◆ Instructions to follow
Write out the whole listing word for word.

◆ Data extract
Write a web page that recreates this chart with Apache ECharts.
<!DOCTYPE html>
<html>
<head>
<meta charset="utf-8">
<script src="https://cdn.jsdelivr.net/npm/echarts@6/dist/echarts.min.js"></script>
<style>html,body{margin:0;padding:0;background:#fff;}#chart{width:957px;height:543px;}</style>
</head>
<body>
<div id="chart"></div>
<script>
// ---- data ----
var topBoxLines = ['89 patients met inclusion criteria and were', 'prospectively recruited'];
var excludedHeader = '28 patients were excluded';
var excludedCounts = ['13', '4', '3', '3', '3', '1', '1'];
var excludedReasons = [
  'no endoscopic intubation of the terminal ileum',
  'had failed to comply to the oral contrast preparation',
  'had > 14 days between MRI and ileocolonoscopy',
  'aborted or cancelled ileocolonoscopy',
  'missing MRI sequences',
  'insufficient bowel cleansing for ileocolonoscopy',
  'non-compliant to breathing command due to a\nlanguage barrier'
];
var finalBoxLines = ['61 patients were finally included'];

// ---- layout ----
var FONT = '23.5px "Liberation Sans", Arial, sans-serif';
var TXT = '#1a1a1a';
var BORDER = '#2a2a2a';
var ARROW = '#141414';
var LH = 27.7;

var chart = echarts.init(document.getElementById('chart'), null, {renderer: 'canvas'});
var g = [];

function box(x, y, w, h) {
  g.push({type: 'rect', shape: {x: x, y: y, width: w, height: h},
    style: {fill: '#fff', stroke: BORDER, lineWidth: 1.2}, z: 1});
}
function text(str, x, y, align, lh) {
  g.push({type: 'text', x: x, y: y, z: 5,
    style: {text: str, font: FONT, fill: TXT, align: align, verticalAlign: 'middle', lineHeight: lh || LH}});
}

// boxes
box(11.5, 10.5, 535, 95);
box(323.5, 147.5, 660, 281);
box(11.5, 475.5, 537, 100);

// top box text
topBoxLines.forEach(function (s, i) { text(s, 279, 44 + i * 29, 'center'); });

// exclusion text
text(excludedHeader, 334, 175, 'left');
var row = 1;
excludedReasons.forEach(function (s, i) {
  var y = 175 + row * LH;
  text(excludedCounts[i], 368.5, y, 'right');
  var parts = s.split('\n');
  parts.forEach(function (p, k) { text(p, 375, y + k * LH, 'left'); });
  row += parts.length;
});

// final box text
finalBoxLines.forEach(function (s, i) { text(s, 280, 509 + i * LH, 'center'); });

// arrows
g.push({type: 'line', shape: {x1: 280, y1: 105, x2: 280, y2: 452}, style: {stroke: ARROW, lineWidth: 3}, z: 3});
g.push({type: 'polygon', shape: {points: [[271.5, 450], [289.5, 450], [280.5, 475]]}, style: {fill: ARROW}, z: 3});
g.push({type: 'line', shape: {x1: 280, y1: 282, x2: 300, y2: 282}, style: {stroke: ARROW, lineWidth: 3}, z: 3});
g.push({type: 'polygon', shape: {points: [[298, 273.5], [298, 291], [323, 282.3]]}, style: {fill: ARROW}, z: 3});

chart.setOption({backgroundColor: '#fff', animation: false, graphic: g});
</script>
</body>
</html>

◆ Task response
Write a web page that recreates this chart with Apache ECharts.
<!DOCTYPE html>
<html>
<head>
<meta charset="utf-8">
<script src="https://cdn.jsdelivr.net/npm/echarts@6/dist/echarts.min.js"></script>
<style>html,body{margin:0;padding:0;background:#fff;}#chart{width:957px;height:543px;}</style>
</head>
<body>
<div id="chart"></div>
<script>
// ---- data ----
var topBoxLines = ['89 patients met inclusion criteria and were', 'prospectively recruited'];
var excludedHeader = '28 patients were excluded';
var excludedCounts = ['13', '4', '3', '3', '3', '1', '1'];
var excludedReasons = [
  'no endoscopic intubation of the terminal ileum',
  'had failed to comply to the oral contrast preparation',
  'had > 14 days between MRI and ileocolonoscopy',
  'aborted or cancelled ileocolonoscopy',
  'missing MRI sequences',
  'insufficient bowel cleansing for ileocolonoscopy',
  'non-compliant to breathing command due to a\nlanguage barrier'
];
var finalBoxLines = ['61 patients were finally included'];

// ---- layout ----
var FONT = '23.5px "Liberation Sans", Arial, sans-serif';
var TXT = '#1a1a1a';
var BORDER = '#2a2a2a';
var ARROW = '#141414';
var LH = 27.7;

var chart = echarts.init(document.getElementById('chart'), null, {renderer: 'canvas'});
var g = [];

function box(x, y, w, h) {
  g.push({type: 'rect', shape: {x: x, y: y, width: w, height: h},
    style: {fill: '#fff', stroke: BORDER, lineWidth: 1.2}, z: 1});
}
function text(str, x, y, align, lh) {
  g.push({type: 'text', x: x, y: y, z: 5,
    style: {text: str, font: FONT, fill: TXT, align: align, verticalAlign: 'middle', lineHeight: lh || LH}});
}

// boxes
box(11.5, 10.5, 535, 95);
box(323.5, 147.5, 660, 281);
box(11.5, 475.5, 537, 100);

// top box text
topBoxLines.forEach(function (s, i) { text(s, 279, 44 + i * 29, 'center'); });

// exclusion text
text(excludedHeader, 334, 175, 'left');
var row = 1;
excludedReasons.forEach(function (s, i) {
  var y = 175 + row * LH;
  text(excludedCounts[i], 368.5, y, 'right');
  var parts = s.split('\n');
  parts.forEach(function (p, k) { text(p, 375, y + k * LH, 'left'); });
  row += parts.length;
});

// final box text
finalBoxLines.forEach(function (s, i) { text(s, 280, 509 + i * LH, 'center'); });

// arrows
g.push({type: 'line', shape: {x1: 280, y1: 105, x2: 280, y2: 452}, style: {stroke: ARROW, lineWidth: 3}, z: 3});
g.push({type: 'polygon', shape: {points: [[271.5, 450], [289.5, 450], [280.5, 475]]}, style: {fill: ARROW}, z: 3});
g.push({type: 'line', shape: {x1: 280, y1: 282, x2: 300, y2: 282}, style: {stroke: ARROW, lineWidth: 3}, z: 3});
g.push({type: 'polygon', shape: {points: [[298, 273.5], [298, 291], [323, 282.3]]}, style: {fill: ARROW}, z: 3});

chart.setOption({backgroundColor: '#fff', animation: false, graphic: g});
</script>
</body>
</html>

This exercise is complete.